Uma vez plantadas em vasinhos numa estufa em Wageningen, o experimento deu certo para os tomateiros, que cresceram muito mais e deram muito mais frutos. As plantas dispostas em consorciamento cresceram melhor do que aquelas em forma de “monocultura marciana”. Para a ervilha em si e para a cenoura, porém, a técnica não foi benéfica, e Rebeca explica por quê.

— O que a gente viu no experimento é que as bactérias não gostaram muito do regolito Marciano — diz a cientista. — O regolito que existe lá é muito fininho, muito poeirento, e quando a gente aguava os vasos ele ganhava uma consistência de argila muito compacta. Isso é ruim, porque atrapalha a difusão de oxigênio, de CO2 e de outros gases necessários para as bactérias.

O grupo de Wageningen já está pensando, porém, e formas práticas de tentar deixar o solo marciano um pouco mais aerado, o que deve ajudar futuramente no cultivo de vegetais marcianos.

Apesar de o resultado do plantio em regolito ter apresentado dificuldades, o braço do experimento que usou areia relativamente estéril foi de grande sucesso, e todos os vegetais cresceram melhor em forma de consorciamento do que de monocultura.

O resultado ajuda a validar essa técnica de plantio antiga, empregada pelo antigo povo maia, para uso onde o chão foi castigado pela ação humana ou pela mudança climática. A ideia é que a pesquisa inspire o teste dessa técnica em escala maior em lugares onde ela possa ser empregada na prática.

Rebeca já trabalhou como trainee na Agência Espacial Europeia (ESA) no setor que seleciona experimentos comerciais para serem realizados na Estação Espacial Internacional (ISS) e diz que seu convívio com astronautas a inspirou a assegurar que a astrobiologia tenha relevância também para compreender a Terra.

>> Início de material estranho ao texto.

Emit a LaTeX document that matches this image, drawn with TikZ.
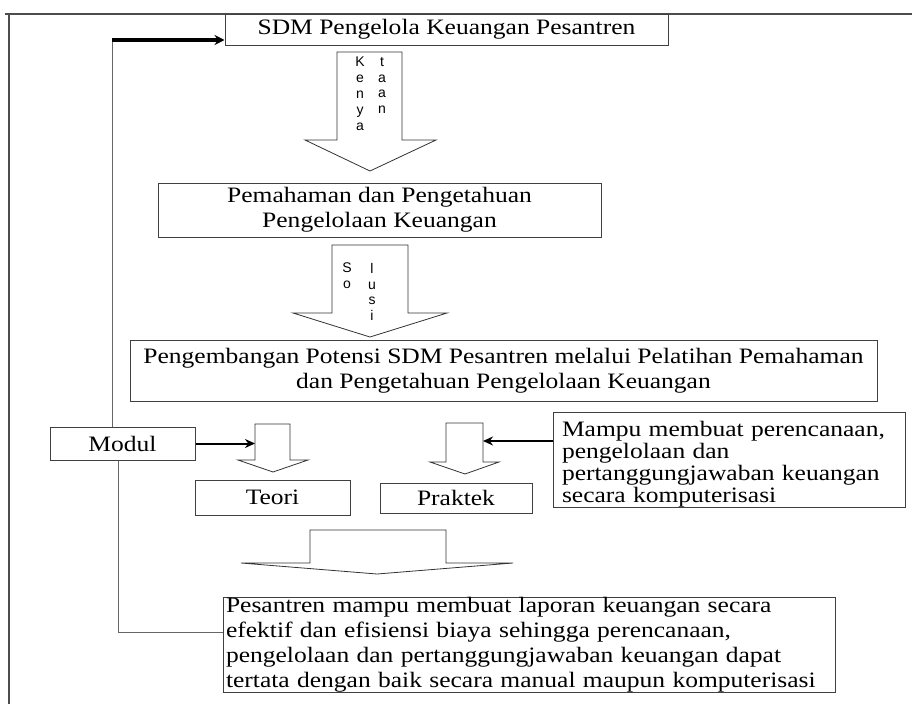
\documentclass[tikz,border=0pt]{standalone}
\usepackage{fontspec}
\setmainfont{Liberation Serif}[FakeStretch=1.16]
\newfontfamily\arialf{Liberation Sans}
\usetikzlibrary{arrows.meta}
\begin{document}
\begin{tikzpicture}[x=1pt,y=-1pt,
  box/.style={draw=black!75, line width=1pt, inner sep=0pt, font=\fontsize{22}{25}\selectfont, align=center},
  blk/.style={draw=black!80, line width=0.8pt, fill=white},
  conn/.style={draw=black!60, line width=1pt},
  frame/.style={draw=black!70, line width=1.6pt},
  arr/.style={draw=black, line width=2pt, -{Stealth[length=10pt,width=9pt]}},
  thickarr/.style={draw=black, line width=3.2pt, -{Stealth[length=10pt,width=10pt]}},
  vlet/.style={font=\arialf\fontsize{14}{15.8}\selectfont, align=center, inner sep=0pt, anchor=north}]
\useasboundingbox (0,0) rectangle (912,704);
% frame
\draw[frame] (5,14) -- (912,14);
\draw[frame] (9,14) -- (9,704);
% boxes
\node[box, minimum width=443pt, minimum height=31pt] (sdm) at (446.5,29.5) {SDM Pengelola Keuangan Pesantren};
\node[box, minimum width=443pt, minimum height=54pt] (pem) at (379.5,210) {Pemahaman dan Pengetahuan\\Pengelolaan Keuangan};
\node[box, minimum width=747pt, minimum height=61pt] (peng) at (503.5,370.5) {Pengembangan Potensi SDM Pesantren melalui Pelatihan Pemahaman\\dan Pengetahuan Pengelolaan Keuangan};
\node[box, minimum width=145pt, minimum height=33pt] (modul) at (122.5,443.5) {Modul};
\node[box, minimum width=155pt, minimum height=35pt] (teori) at (272.5,497.5) {Teori};
\node[box, minimum width=152pt, minimum height=30pt] (praktek) at (456,498) {Praktek};
\node[box, font=\fontsize{22}{22}\selectfont, align=left, text width=334pt, inner xsep=9pt, minimum height=92pt] (mampu) at (729,460) {\rule{0pt}{24pt}Mampu membuat perencanaan,\\pengelolaan dan\\pertanggungjawaban keuangan\\secara komputerisasi};
\node[box, align=left, text width=606pt, inner xsep=3pt, minimum height=95pt] (pes) at (529,644.5) {Pesantren mampu membuat laporan keuangan secara\\efektif dan efisiensi biaya sehingga perencanaan,\\pengelolaan dan pertanggungjawaban keuangan dapat\\tertata dengan baik secara manual maupun komputerisasi};
% block arrows
\draw[blk] (337,52) -- (402,52) -- (402,140) -- (436,140) -- (370,171) -- (305,140) -- (337,140) -- cycle;
\draw[blk] (332,245) -- (408,245) -- (408,313) -- (447,313) -- (370,337) -- (293,313) -- (332,313) -- cycle;
\draw[blk] (255,424) -- (290,424) -- (290,460) -- (308,460) -- (273,472) -- (238,460) -- (255,460) -- cycle;
\draw[blk] (446,423) -- (483,423) -- (483,462) -- (499,462) -- (465,474) -- (430,462) -- (446,462) -- cycle;
\draw[blk] (310,530) -- (446,530) -- (446,563) -- (513,563) -- (377,574) -- (241,563) -- (310,563) -- cycle;
% vertical letters
\node[vlet] (kenya) at (360,57) {K\\e\\n\\y\\a};
\node[vlet] (taan) at (382,57) {t\\a\\a\\n};
\node[vlet] (so) at (347,263) {S\\o};
\node[vlet] (lusi) at (372,263) {l\\u\\s\\i};
% connectors
\coordinate (corner) at (112,40);
\draw[conn] (modul.north -| corner) -- (corner);
\draw[thickarr] (corner) -- (corner -| sdm.west);
\coordinate (corner2) at (118,632);
\draw[conn] (modul.south -| corner2) -- (corner2) -- (corner2 -| pes.west);
\coordinate (tshaft) at (255,443.5);
\draw[arr] (modul.east) -- (tshaft);
\coordinate (pshaft) at (483,441);
\draw[arr] (mampu.west |- pshaft) -- (pshaft);
\end{tikzpicture}
\end{document}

— Todos nós, cientistas espaciais, somos um pouco imbuídos desse sentimento de superproteção da Terra e de cuidar para que nossa pesquisa traga algum benefício aqui — diz a cientista — Muitos astronautas contam que quando eles veem do espaço a Terra com aquela camadinha fina de atmosfera em volta, eles percebem como ela é frágil e como a gente precisa, acima de tudo, cuidar dela e protegê-la.